Stara Zagora Red
- Conservation status: SAVE, 2009: critical
- Other names: Bulgarian: Старозагорска червена кокошка; Starozagorska chervena kokoshka; Starozagorska Red Hen;
- Country of origin: Bulgaria
- Use: eggs

Traits
- Weight: Male: 3–3.5 kg; Female: 2.3–2.5 kg;
- Skin color: yellow
- Egg color: brown

Classification

= Stara Zagora Red =

Breed of chicken

The Stara Zagora Red (Старозагорска червена кокошка, Starozagorska chervena kokoshka) is a Bulgarian breed of domestic chicken from the oblast of Stara Zagora, in the central-southern part of the country.
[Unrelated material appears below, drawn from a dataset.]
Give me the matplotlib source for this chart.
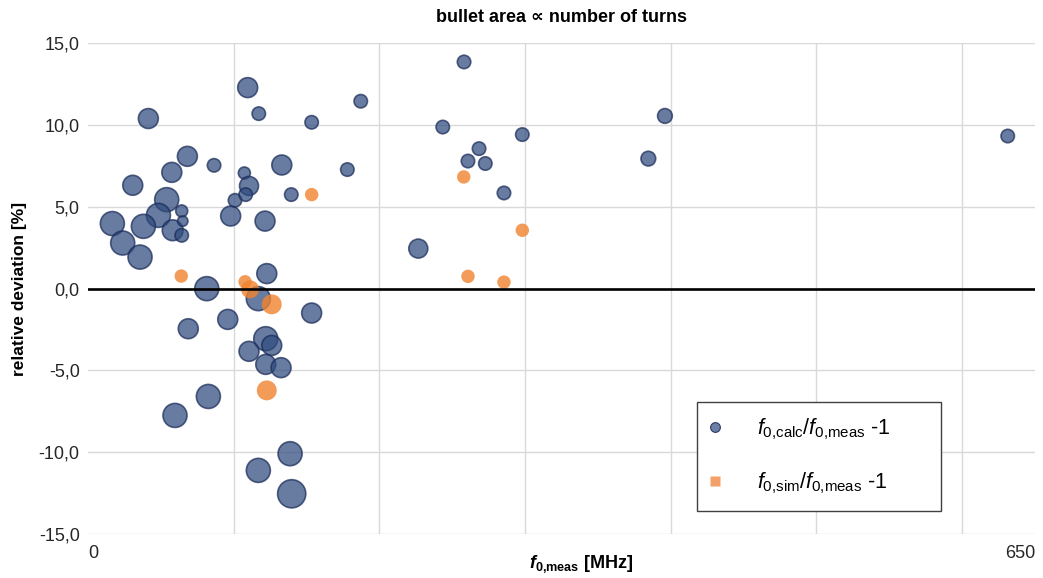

In the mid-20th century local chickens of Stara Zagora were crossed with Rhode Island Red chickens.

==History==

The Stara Zagora Red breed was created in about 1970 by cross-breeding local hens of the region, of various colours, with Rhode Island Red cocks. The red colour became fully established after the second generation. The initial results were published in 1969.

Nowadays it is considered to be a rare breed. Its conservation status was listed as "critical" by the SAVE Foundation in 2009. It is kept by Bulgarian Poultry Institute in Stara Zagora and a few Bulgarian breeders, members of the Bulgarian Poultry Breeders Association. In 2013 the total number for the breed reported to DAD-IS was 360.

==Characteristics==

The Stara Zagora Red is a medium-built bird with bright red feathering, a broad straight back, full breast and well-developed wattles and comb. Cocks weigh about 3–3.5 kg and hens 2.3–2.5 kg. Hens start laying at about 165 days, and lay 215–220 brown eggs per year, with a weight of 55–60 g.